Records for this exercise ▸
..............................

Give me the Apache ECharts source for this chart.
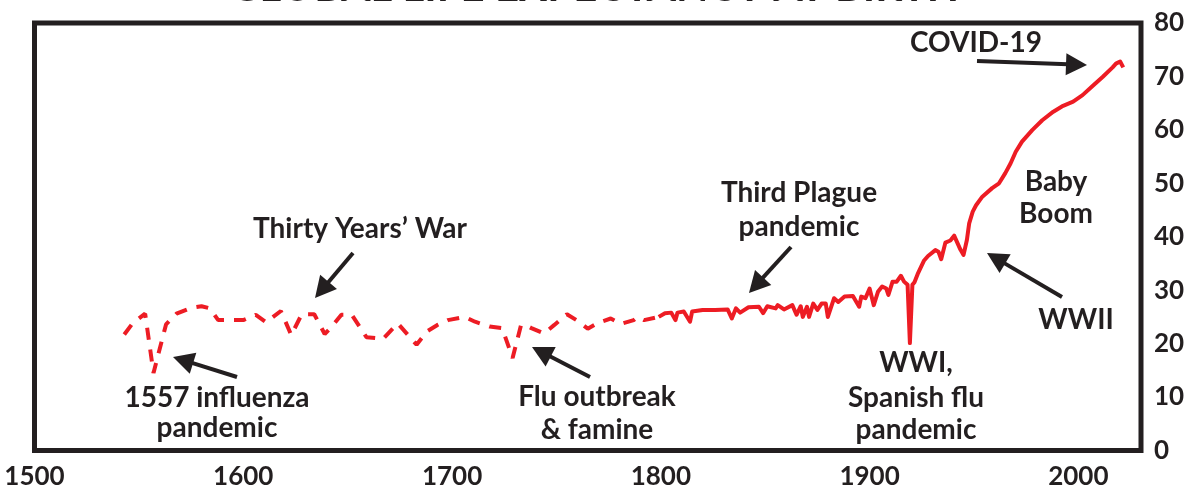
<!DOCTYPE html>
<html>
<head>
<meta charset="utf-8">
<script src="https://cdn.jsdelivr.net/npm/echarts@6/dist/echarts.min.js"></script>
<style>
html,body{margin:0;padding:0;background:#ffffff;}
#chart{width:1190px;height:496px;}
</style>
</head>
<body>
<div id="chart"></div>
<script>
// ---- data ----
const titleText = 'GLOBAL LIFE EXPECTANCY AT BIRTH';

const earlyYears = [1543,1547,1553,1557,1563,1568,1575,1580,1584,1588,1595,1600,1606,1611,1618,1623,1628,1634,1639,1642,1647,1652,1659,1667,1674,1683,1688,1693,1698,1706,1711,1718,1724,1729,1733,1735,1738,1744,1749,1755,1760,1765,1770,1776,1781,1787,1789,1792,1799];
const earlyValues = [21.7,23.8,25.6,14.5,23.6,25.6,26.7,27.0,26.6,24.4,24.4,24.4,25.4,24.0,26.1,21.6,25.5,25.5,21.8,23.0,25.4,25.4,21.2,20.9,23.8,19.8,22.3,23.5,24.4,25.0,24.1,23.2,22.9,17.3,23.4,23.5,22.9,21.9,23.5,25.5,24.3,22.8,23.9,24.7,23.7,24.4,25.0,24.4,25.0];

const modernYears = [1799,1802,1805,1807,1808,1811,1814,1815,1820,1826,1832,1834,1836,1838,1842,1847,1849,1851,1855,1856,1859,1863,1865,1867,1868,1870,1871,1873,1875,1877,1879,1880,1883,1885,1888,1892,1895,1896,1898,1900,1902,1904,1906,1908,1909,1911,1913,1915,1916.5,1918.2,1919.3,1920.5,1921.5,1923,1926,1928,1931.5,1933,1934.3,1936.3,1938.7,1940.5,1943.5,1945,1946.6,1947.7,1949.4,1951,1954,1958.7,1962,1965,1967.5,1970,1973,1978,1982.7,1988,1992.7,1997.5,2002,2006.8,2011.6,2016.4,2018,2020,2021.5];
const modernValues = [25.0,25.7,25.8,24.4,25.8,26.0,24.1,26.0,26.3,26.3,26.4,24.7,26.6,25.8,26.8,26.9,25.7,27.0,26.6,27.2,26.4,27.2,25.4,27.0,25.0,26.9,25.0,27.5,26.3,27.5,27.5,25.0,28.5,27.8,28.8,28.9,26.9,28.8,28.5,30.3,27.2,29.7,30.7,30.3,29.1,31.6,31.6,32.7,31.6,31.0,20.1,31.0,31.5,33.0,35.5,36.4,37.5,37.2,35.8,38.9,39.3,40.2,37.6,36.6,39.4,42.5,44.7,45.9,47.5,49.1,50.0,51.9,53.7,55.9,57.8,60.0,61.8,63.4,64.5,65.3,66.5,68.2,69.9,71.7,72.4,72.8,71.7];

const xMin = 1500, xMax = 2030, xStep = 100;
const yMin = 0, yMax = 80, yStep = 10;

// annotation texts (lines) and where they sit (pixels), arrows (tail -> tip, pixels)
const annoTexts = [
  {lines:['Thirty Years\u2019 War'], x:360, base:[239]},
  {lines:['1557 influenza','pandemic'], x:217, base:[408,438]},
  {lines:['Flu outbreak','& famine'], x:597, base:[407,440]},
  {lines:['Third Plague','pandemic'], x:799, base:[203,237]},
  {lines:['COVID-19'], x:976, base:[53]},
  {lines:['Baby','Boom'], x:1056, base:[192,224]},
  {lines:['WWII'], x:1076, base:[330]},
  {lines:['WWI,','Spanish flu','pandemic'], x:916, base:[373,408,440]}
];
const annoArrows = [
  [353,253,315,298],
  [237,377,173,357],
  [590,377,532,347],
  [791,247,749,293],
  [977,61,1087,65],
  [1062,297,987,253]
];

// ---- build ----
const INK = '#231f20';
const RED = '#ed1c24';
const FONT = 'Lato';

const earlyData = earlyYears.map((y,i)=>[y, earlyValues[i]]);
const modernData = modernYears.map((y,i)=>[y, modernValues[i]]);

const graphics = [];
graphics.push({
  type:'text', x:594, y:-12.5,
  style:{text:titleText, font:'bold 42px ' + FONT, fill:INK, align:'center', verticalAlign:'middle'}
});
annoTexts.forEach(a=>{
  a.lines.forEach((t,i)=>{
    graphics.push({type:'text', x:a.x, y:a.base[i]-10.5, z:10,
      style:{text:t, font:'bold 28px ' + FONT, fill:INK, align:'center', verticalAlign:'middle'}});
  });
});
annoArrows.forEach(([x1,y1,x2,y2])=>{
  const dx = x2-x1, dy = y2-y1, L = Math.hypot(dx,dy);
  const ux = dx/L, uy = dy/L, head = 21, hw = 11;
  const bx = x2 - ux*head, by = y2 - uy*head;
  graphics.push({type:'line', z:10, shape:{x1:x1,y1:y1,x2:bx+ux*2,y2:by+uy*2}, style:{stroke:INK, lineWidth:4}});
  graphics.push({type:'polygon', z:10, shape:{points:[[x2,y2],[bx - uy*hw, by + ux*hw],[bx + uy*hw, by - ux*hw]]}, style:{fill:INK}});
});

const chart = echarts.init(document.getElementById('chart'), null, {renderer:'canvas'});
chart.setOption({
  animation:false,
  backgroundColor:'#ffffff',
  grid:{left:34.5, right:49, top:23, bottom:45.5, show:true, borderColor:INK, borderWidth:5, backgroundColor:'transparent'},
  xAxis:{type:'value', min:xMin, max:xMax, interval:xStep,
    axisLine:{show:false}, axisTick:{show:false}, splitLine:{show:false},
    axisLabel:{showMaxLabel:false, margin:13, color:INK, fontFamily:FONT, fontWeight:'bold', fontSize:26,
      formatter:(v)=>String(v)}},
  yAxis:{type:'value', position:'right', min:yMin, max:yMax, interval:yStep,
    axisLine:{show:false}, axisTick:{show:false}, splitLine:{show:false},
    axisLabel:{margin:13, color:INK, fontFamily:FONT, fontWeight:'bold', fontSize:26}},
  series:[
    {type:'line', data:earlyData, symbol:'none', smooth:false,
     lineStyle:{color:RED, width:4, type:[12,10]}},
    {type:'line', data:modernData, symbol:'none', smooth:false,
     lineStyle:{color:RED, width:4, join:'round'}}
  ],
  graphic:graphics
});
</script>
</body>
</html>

..............................

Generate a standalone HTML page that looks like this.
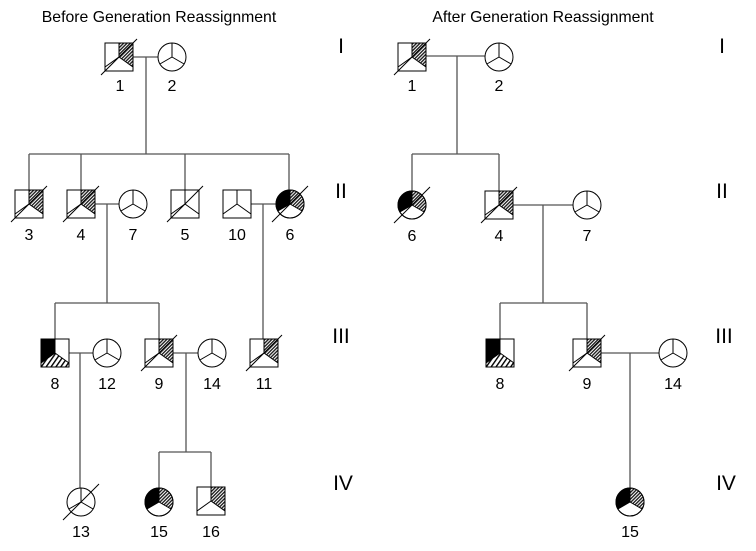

..............................

Exercise goal ▸ Make an exact copy of the lines from the one with "Give me the" through the one with "const titleText = 'GLOBAL", both ends in, and nothing else. Drop every picture.

Exercise answer ▸
Give me the Apache ECharts source for this chart.
<!DOCTYPE html>
<html>
<head>
<meta charset="utf-8">
<script src="https://cdn.jsdelivr.net/npm/echarts@6/dist/echarts.min.js"></script>
<style>
html,body{margin:0;padding:0;background:#ffffff;}
#chart{width:1190px;height:496px;}
</style>
</head>
<body>
<div id="chart"></div>
<script>
// ---- data ----
const titleText = 'GLOBAL LIFE EXPECTANCY AT BIRTH';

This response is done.